Plotting code records:
========
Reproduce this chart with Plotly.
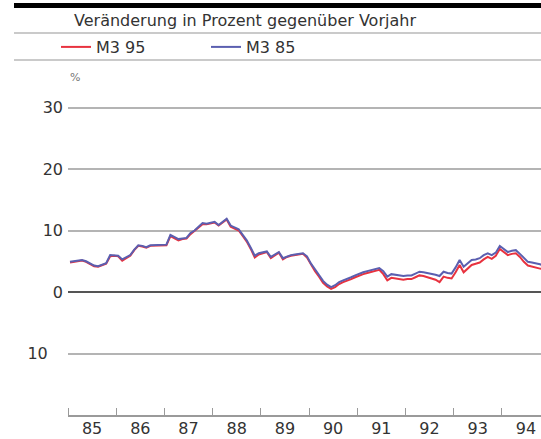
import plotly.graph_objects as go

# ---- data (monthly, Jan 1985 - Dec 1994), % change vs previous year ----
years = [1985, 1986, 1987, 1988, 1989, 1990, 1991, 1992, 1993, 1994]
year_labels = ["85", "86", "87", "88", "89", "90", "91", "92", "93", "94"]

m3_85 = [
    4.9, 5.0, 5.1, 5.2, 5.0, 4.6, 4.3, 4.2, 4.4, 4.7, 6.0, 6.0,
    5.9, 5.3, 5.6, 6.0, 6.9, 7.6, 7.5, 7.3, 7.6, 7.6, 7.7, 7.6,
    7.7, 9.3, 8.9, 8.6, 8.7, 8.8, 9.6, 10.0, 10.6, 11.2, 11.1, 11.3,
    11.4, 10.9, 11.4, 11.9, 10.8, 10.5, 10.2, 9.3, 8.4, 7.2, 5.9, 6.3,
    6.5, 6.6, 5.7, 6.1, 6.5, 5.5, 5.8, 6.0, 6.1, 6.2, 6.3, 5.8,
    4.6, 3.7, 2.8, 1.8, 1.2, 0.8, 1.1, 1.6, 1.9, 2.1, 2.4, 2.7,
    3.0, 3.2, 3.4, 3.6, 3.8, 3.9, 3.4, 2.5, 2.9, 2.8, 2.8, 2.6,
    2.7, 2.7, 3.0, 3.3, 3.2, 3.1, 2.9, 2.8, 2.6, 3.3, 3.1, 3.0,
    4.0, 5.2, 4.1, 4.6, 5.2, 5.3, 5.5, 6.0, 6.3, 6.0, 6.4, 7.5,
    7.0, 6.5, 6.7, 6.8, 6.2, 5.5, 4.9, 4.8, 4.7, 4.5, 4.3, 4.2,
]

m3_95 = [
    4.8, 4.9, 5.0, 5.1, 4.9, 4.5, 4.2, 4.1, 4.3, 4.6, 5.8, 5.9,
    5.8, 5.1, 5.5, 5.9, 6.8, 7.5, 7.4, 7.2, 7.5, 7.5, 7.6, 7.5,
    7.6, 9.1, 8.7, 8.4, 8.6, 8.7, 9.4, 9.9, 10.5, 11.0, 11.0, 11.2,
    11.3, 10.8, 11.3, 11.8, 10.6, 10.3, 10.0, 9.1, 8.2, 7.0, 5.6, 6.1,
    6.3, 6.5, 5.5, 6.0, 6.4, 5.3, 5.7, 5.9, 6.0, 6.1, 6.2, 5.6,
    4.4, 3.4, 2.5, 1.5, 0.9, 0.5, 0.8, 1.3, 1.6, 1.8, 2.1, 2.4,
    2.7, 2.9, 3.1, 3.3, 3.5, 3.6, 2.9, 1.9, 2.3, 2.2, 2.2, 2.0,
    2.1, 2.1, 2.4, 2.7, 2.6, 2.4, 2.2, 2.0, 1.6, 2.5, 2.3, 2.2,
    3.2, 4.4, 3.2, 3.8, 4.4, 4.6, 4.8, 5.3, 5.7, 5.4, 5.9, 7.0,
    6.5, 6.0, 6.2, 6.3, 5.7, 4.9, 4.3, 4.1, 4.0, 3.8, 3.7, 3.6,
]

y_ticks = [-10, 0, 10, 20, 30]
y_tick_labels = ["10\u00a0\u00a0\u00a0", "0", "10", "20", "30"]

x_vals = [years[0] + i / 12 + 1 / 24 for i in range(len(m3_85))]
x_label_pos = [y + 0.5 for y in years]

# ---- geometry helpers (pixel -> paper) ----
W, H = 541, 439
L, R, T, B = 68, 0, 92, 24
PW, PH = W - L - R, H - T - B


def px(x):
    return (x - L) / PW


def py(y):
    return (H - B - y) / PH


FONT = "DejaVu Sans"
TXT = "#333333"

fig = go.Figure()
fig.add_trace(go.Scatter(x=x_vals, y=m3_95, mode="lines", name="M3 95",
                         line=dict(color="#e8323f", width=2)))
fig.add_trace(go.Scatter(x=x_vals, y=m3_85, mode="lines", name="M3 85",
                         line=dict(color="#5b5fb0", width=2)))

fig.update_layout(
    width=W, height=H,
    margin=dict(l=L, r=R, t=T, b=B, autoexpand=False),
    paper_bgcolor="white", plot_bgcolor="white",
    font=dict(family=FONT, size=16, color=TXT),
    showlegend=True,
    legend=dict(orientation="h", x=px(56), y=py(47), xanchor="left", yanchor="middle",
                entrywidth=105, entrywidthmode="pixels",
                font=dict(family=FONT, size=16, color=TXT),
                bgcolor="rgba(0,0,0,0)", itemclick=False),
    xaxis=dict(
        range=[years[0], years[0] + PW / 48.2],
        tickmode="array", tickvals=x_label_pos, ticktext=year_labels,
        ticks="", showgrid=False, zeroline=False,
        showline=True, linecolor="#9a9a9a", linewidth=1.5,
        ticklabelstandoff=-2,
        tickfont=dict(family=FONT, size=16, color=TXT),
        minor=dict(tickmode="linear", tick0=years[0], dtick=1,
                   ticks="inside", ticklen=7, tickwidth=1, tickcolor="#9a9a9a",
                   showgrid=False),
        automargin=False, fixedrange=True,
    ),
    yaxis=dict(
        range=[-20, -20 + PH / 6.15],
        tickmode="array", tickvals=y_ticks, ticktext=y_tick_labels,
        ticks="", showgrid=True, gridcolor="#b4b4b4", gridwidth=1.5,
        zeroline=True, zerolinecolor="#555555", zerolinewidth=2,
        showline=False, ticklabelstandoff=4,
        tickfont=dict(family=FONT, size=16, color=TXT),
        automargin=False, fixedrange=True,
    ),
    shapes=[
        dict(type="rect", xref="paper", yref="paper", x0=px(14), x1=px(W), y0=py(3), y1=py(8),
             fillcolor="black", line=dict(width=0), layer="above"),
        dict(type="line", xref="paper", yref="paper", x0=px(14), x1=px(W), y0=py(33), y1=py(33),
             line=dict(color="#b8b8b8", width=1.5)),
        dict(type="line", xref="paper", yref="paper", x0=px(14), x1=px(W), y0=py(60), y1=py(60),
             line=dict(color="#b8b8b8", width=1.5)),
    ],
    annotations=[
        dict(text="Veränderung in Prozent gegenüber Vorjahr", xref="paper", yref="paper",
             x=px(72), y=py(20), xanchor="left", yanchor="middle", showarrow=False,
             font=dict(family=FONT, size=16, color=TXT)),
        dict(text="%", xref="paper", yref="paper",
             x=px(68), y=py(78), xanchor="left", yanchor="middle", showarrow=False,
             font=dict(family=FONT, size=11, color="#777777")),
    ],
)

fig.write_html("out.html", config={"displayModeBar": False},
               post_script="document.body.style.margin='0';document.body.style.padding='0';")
========
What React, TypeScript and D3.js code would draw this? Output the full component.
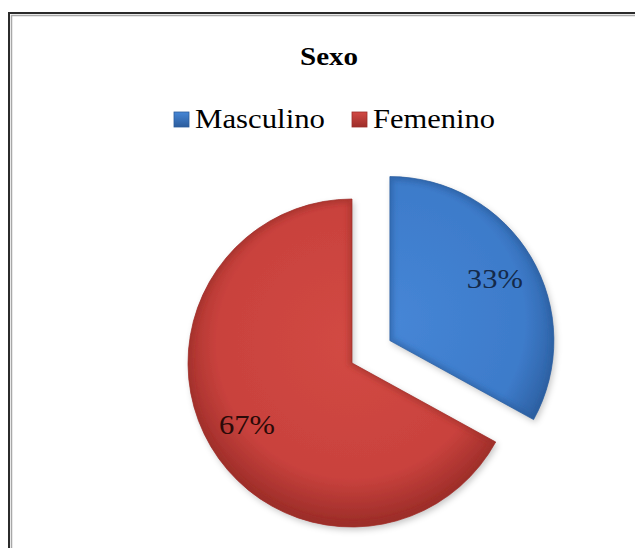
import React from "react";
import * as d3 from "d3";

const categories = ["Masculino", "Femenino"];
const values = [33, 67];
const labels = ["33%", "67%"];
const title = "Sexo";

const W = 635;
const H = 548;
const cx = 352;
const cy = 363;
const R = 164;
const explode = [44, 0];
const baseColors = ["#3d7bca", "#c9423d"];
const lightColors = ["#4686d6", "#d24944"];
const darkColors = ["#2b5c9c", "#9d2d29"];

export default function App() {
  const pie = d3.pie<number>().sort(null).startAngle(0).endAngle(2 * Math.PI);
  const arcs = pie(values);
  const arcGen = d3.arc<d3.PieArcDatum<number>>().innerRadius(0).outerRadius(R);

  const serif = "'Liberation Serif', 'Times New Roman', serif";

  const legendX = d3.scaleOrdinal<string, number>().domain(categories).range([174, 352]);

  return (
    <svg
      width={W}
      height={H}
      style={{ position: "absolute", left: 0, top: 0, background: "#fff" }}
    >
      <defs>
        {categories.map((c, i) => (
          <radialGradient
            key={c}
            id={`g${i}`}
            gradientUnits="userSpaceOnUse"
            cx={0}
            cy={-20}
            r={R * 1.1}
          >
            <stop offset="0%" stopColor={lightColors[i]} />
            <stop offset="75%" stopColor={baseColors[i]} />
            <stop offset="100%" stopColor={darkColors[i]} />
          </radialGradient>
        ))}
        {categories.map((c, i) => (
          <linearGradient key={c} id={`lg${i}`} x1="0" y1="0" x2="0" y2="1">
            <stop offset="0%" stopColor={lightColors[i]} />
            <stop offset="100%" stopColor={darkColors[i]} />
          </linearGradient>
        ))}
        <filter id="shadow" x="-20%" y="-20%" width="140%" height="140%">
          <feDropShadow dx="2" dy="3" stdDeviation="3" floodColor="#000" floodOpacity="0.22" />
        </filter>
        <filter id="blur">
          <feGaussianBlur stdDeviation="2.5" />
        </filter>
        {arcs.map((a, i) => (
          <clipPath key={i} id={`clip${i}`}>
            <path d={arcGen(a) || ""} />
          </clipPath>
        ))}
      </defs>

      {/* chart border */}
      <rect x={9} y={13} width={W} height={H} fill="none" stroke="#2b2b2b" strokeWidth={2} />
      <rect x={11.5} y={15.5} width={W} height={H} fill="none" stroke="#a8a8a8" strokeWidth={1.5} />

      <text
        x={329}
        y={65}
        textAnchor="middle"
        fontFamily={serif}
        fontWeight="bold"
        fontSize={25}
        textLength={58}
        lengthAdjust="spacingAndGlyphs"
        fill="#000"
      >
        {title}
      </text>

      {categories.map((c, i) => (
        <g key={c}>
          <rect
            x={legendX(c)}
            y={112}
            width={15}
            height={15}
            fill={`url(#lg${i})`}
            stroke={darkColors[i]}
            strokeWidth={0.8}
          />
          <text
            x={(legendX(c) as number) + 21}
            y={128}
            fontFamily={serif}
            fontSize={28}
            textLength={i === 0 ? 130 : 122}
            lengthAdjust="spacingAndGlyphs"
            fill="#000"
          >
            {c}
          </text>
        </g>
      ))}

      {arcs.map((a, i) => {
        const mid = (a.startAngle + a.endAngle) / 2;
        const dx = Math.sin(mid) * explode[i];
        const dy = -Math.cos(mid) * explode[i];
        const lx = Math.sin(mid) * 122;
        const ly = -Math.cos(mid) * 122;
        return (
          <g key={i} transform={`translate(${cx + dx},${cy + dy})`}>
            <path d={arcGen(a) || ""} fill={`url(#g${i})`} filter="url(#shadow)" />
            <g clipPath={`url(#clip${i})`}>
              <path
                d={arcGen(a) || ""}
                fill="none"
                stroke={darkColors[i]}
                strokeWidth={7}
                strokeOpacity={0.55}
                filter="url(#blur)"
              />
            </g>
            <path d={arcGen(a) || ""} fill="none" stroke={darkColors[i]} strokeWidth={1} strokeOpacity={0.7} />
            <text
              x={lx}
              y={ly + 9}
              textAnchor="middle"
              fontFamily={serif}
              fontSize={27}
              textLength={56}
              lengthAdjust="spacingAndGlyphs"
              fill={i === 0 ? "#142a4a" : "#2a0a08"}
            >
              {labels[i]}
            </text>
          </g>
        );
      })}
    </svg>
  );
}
========
**What you are asked to do**
Print everything from the line with "Reproduce this chart with Plotly." down to the line with "import plotly.graph_objects as go" in the entries above, both lines included and nothing more, without the pictures.

**Output for this exercise**
Reproduce this chart with Plotly.
import plotly.graph_objects as go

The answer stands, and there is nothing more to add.